A doença do sono é causada por um parasita, cujo hospedeiro é uma pequenina mosca chamada tsé-tsé. Quando a mosca pica uma pessoa, lhe transfere um parasita que, lenta e seguramente, se multiplica no seu sangue. É uma doença indolor que produz entorpecimento, sono e, eventualmente, a morte. Nos rincões da África Central, muitas pessoas são costumeiramente afetadas por esse mal. Os registros indicam que numa epidemia, nos idos de 1904, mais de 100 mil pessoas morreram apenas em um distrito.
Antes das causas da doença do sono serem conhecidas, as pessoas não viam ligação entre as picadas das moscas e a morte resultante, e não se davam ao trabalho de espantá-las. Depois de descobrirem a causa, as autoridades competentes iniciaram um programa de erradicação da doença, começando pela limpeza das áreas em volta das casas. Eles cortaram o mato e borrifaram veneno nos ninhos dos insetos, transformando o ambiente num lugar onde a mosca não poderia sobreviver.
A corrupção é como a mosca tsé-tsé, espalhando uma doença que cria uma espécie de “sono moral” na sociedade. Qual é o remédio? Como poderemos nos livrar desse mal? A resposta, a princípio, é simples: criar um ambiente de limpeza moral. O caminho para engendrar tal limpeza é mais difícil de definir.
No âmbito pessoal, é preciso limpar e arejar a alma através da confissão e abandono dos pecados, do amor ao próximo e da obediência a Deus. As moscas do pecado e da tentação não irão influenciá-lo, muito menos matá-lo, se você mantiver a vida limpa diante de Deus e das pessoas. Parece fácil, mas custa muito caro, pois cada indivíduo terá de confrontar a si próprio.

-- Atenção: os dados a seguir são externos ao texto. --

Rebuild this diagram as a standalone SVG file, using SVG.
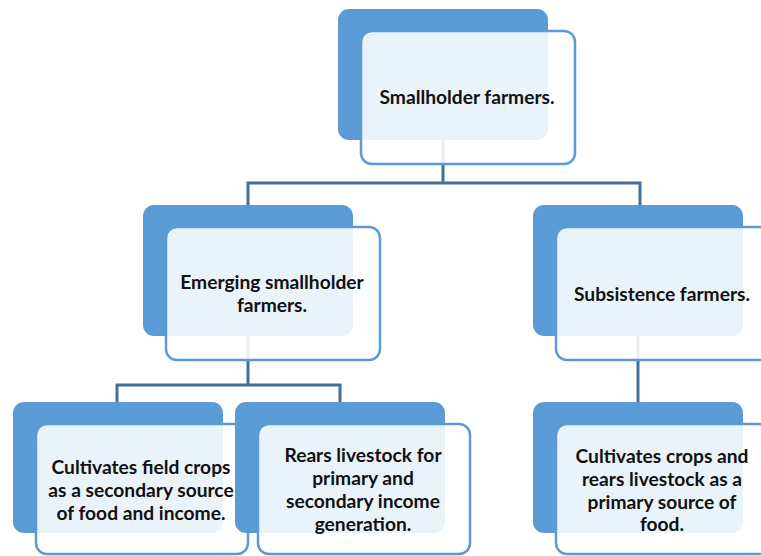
<svg xmlns="http://www.w3.org/2000/svg" width="761" height="556" viewBox="0 0 761 556">
  <style>
    .back { fill: #5b9bd5; }
    .front { fill: #ffffff; fill-opacity: 0.88; stroke: #5b9bd5; stroke-width: 2.5; }
    .link { fill: none; stroke: #41719c; stroke-width: 3; }
    .label { font-family: Lato, "Liberation Sans", sans-serif; font-weight: bold; font-size: 19.2px; fill: #111111; text-anchor: middle; }
  </style>
  <rect width="761" height="556" fill="#ffffff"/>

  <!-- connectors, drawn first so they show faintly through the cards -->
  <g id="connectors">
    <path class="link" d="M443,140 V183 M248,205 V183 H640 V205"/>
    <path class="link" d="M248,335 V385 M117,402 V385 H340 V402"/>
    <path class="link" d="M638,335 V402"/>
  </g>

  <g id="smallholder">
    <rect class="back" x="338" y="9" width="210" height="131" rx="11"/>
    <rect class="front" x="361" y="31" width="214" height="133" rx="11"/>
    <text class="label" x="467" y="104">Smallholder farmers.</text>
  </g>

  <g id="emerging">
    <rect class="back" x="143" y="205" width="210" height="131" rx="11"/>
    <rect class="front" x="166" y="227" width="214" height="133" rx="11"/>
    <text class="label" x="272" y="289">Emerging smallholder</text>
    <text class="label" x="272" y="312">farmers.</text>
  </g>

  <g id="subsistence">
    <rect class="back" x="533" y="205" width="210" height="131" rx="11"/>
    <rect class="front" x="556" y="227" width="214" height="133" rx="11"/>
    <text class="label" x="662" y="301">Subsistence farmers.</text>
  </g>

  <g id="field-crops">
    <rect class="back" x="13" y="402" width="210" height="131" rx="11"/>
    <rect class="front" x="36" y="424" width="212" height="130" rx="11"/>
    <text class="label" x="141" y="474">Cultivates field crops</text>
    <text class="label" x="141" y="497">as a secondary source</text>
    <text class="label" x="141" y="520">of food and income.</text>
  </g>

  <g id="livestock">
    <rect class="back" x="235" y="402" width="210" height="131" rx="11"/>
    <rect class="front" x="258" y="424" width="212" height="130" rx="11"/>
    <text class="label" x="363" y="462">Rears livestock for</text>
    <text class="label" x="363" y="485">primary and</text>
    <text class="label" x="363" y="508">secondary income</text>
    <text class="label" x="363" y="531">generation.</text>
  </g>

  <g id="food">
    <rect class="back" x="533" y="402" width="210" height="131" rx="11"/>
    <rect class="front" x="556" y="424" width="214" height="130" rx="11"/>
    <text class="label" x="662" y="463">Cultivates crops and</text>
    <text class="label" x="662" y="486">rears livestock as a</text>
    <text class="label" x="662" y="509">primary source of</text>
    <text class="label" x="662" y="531">food.</text>
  </g>
</svg>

No âmbito público, por definição, a corrupção é excludente: ela promove os interesses de uns poucos e prejudica a maioria. Por isso, a sociedade precisa se unir e se utilizar de todos os meios para efetivar a limpeza necessária.
Sabe-se que, historicamente, as Comissões Parlamentares de Inquérito (CPI) brasileiras quase sempre “terminam em pizza”, ou não dão em nada, porque sua motivação não é de natureza moral, e sim de revanchismo político. Por isso, muita coisa ainda é varrida para “debaixo do tapete” da conivência.
No Brasil de sempre é isto que acontece: Aos amigos do rei, a proteção da lei. Aos opositores, cortem suas cabeças. E soltem os condenados quando o rei precisa de marionetes.
Assim é que e o mundo dá voltas e, então, novas denúncias virão, novos fatos de corrupção serão descobertos; e mais uma vez o ciclo retornará. O pior é que a confiança do povo nas autoridades públicas fica minada e a nossa esperança de justiça social totalmente comprometida.
O que fazer então, se os caminhos tradicionais de investigação e punição dos culpados não se mostram tão eficientes como deveriam?
Na África do Sul, para ajudar a curar as feridas deixadas pela injustiça racial do apartheid – um tipo visceral de corrupção moral movida a preconceito – o governo estendeu a anistia ampla e irrestrita a qualquer cidadão que confessasse os crimes cometidos. Havia o entendimento de que o caminho das punições e retaliações só aumentavam as mágoas e alargavam a cisões sociais.
O povo respondeu positivamente e, assim, muitas atrocidades foram reveladas em detalhes. Algumas famílias souberam pela primeira vez “quem, o que, onde, quando e como” seus entes queridos foram mortos. Houve quem encobrisse suas confissões com a justificativa de que “apenas cumpria ordens”. Mas, em geral, houve arrependimento, confissão e perdão, com genuínas restaurações.
Ao exporem suas mazelas, seus pecados e ódios, eles puderam confrontá-los e, finalmente, se habilitaram à cura, cujo processo ainda continua.
Ponho-me a pensar se esse não seria um caminho a ser trilhado no Brasil, que ainda hoje dorme o seu nefasto “sono moral” em berço esplêndido por causa da mosca tsé-tsé da corrupção. A confissão de pecados funciona no âmbito pessoal e já foi testado com relativo sucesso no âmbito público.
Parece simplista, mas não é! Ora, pense bem! Provavelmente, como fruto desse pacto social e choque de sinceridade, com a confissão e devolução do produto ao estado e posterior anistia, colheríamos os frutos de serem expostos os meandros da corrupção; e, consequentemente, leis mais eficazes poderiam ser elaboradas e os caminhos da corrupção veementemente dificultados.
Esse pacto social e choque de sinceridade talvez acabasse por nos acordar desse maldito sono moral tupiniquim e ajudasse a manter os nossos olhos bem abertos para vivermos o melhor da vida.
Acorda Brasil! Antes que a “mosca tsé-tsé da corrupção” finalmente nos mate!